Marinade – no summer grill party without herbs and spices

Posted on 3 min read

With summer just around the corner, the barbeque season is about to start. There is a particular sense of joy in spending time outdoors. The food is sizzling on a grill, inviting friends and family to join the feast.

Yet, barbeques would certainly lack in variety if not for marinades.

Marinades just take a few minutes of your time and are not only great to tenderise meat. Spices and herbs infuse marinated meat with flavours. Moreover, marinades prevent the formation of cancer-causing free radicals when meat is cooked at high heat.

Let’s try a marinade from the land of BBQ

One of the most delicious yet not-so-common recipes comes from Australia, the land of barbecue.

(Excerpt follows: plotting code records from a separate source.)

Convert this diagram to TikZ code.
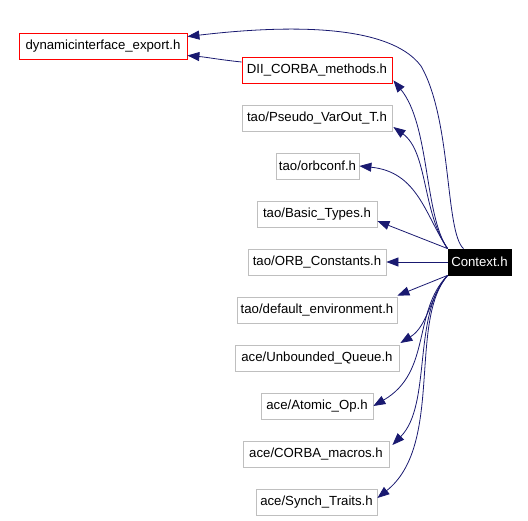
\documentclass[tikz,border=0pt]{standalone}
\usepackage{fontspec}
\setmainfont{Liberation Sans}
\usetikzlibrary{arrows.meta,calc}
\definecolor{edgeblue}{HTML}{191970}
\definecolor{boxgray}{HTML}{BFBFBF}
\begin{document}
\begin{tikzpicture}[x=1pt,y=-1pt,
  box/.style={draw=boxgray,line width=0.8pt,inner sep=0pt,minimum height=26pt,font=\fontsize{13.2}{15}\selectfont},
  redbox/.style={box,draw=red},
  ctxbox/.style={box,draw=black,fill=black,text=white},
  dep/.style={draw=edgeblue,line width=0.8pt,-{Triangle[length=12pt,width=9pt]}}]
\useasboundingbox (0,0) rectangle (528,520);
\node[redbox,minimum width=168pt] (die) at (103,46.5) {dynamicinterface\_export.h};
\node[redbox,minimum width=150pt] (dii) at (317,70) {DII\_CORBA\_methods.h};
\node[box,minimum width=150pt] (pseudo) at (317,118) {tao/Pseudo\_VarOut\_T.h};
\node[box,minimum width=83pt] (orbconf) at (317.5,166) {tao/orbconf.h};
\node[box,minimum width=120pt] (basic) at (317,214) {tao/Basic\_Types.h};
\node[box,minimum width=138pt] (orbconst) at (317,262) {tao/ORB\_Constants.h};
\node[ctxbox,minimum width=63pt] (ctx) at (479.5,262) {Context.h};
\node[box,minimum width=160pt] (defenv) at (317,310) {tao/default\_environment.h};
\node[box,minimum width=164pt] (unbq) at (317,358) {ace/Unbounded\_Queue.h};
\node[box,minimum width=112pt] (atomic) at (317,406) {ace/Atomic\_Op.h};
\node[box,minimum width=146pt] (corba) at (316,454) {ace/CORBA\_macros.h};
\node[box,minimum width=121pt] (synch) at (316.5,502) {ace/Synch\_Traits.h};
% edges
\draw[dep] ([xshift=-16pt]ctx.north) .. controls (445,232) and (452,120) .. (421,66)
  .. controls (385,18) and (260,28) .. ([yshift=10pt]die.east);
\draw[dep] ([yshift=8pt]dii.west) .. controls (222,60) and (205,57) .. ([yshift=-9pt]die.east);
\draw[dep] (ctx.north west) .. controls (424,215) and (430,125) .. ([shift={(1pt,3pt)}]dii.south east);
\draw[dep] (ctx.north west) .. controls (422,212) and (428,152) .. ([shift={(1pt,-9pt)}]pseudo.east);
\draw[dep] (ctx.north west) .. controls (425,215) and (418,172) .. (orbconf.east);
\draw[dep] (ctx.north west) -- ([yshift=-7pt]basic.east);
\draw[dep] (ctx.west) -- (orbconst.east);
\draw[dep] (ctx.south west) -- ([yshift=1pt]defenv.north east);
\draw[dep] (ctx.south west) .. controls (430,296) and (428,326) .. ([shift={(1pt,15pt)}]unbq.east);
\draw[dep] (ctx.south west) .. controls (412,312) and (432,372) .. (atomic.east);
\draw[dep] (ctx.south west) .. controls (412,315) and (432,405) .. ([shift={(3pt,9pt)}]corba.east);
\draw[dep] (ctx.south west) .. controls (408,322) and (444,445) .. ([yshift=4pt]synch.east);
\end{tikzpicture}
\end{document}
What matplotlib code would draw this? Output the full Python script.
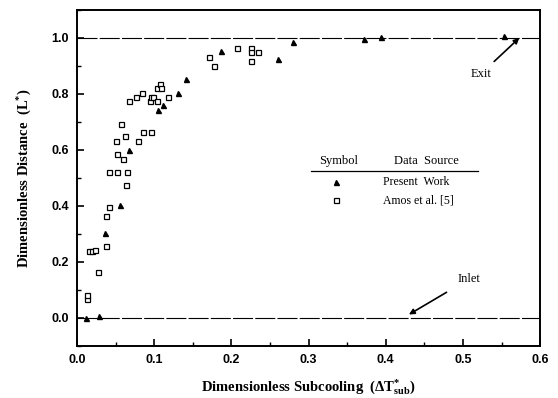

Use a food processor to blitz 1 yellow onion, 70 g / 1/3 cup of brown sugar, 60 ml / ¼ cup of honey, 60 ml / ¼ cup of apple cider, 2 garlic cloves, 3 teaspoons of Vegemite. (Vegemite can be replaced with Marmite or another yeast-based condiment.) Pour the mixture into a roasting tin and add 500 ml / 2 cups of apple cider.

This marinade works perfectly with pork ribs. So add the ribs into the tin and coat them thoroughly. Leave to marinate for 30 minutes. Cover the tin with foil and roast for up to 1 hour at 180 C / 360 F. Then remove the foil, turn the ribs over and cook for another hour until tender. Once ready, remove the ribs from the tin, drain and reserve the juices with the marinade.

Set the barbeque grill on medium heat and char the ribs for 3 minutes on each side.

Boil the reserved juices in a pan for 15 minutes. Once the volume is reduced, add some chili flakes and pour over the grilled ribs.

Marinades are not only for BBQs

The use of marinades in cooking is not limited to a barbeque of course. The first marinade known to humans was salty water, used to preserve meat in transportation.

The name marinade originates from the Latin word “Marina”, meaning sea. Since then, marinades have evolved so much that salty water is no longer regarded to be a marinade but rather a brine.

Today marinades contain some percentage of acidity, which affect the flesh of meat, tenderising it.

Marinades are usually used for meat, fish, chicken and soybeans products like tempeh.

A marinade that gives your healthy bowl a flavour explosion

Try this marinade for tempeh. It will turn your meal into an explosion of flavours next time you make a salad or a healthy bowl.

In a bowl, combine 60 ml / ¼ cup of tamari, 2 tbsp of rice vinegar, 2 tbsp of maple syrup, a tbsp of olive oil, a tap of sriracha and a tsp of ground black pepper.

Cut the tempeh into cubes and steam for 20 minutes. This will allow the tempeh to absorb the marinade better. Place the tempeh cubes in a roasting tin and pour the marinade over. Leave it for 30 minutes.

Preheat an oven to 200 °C / 425 °F. Transfer the tempeh cubes to a tray with some parchment paper and cook for 10 minutes.

Remove from the oven, brush with marinade from the tin where you have been marinating the tempeh earlier. Then return it to the oven for 10 more minutes.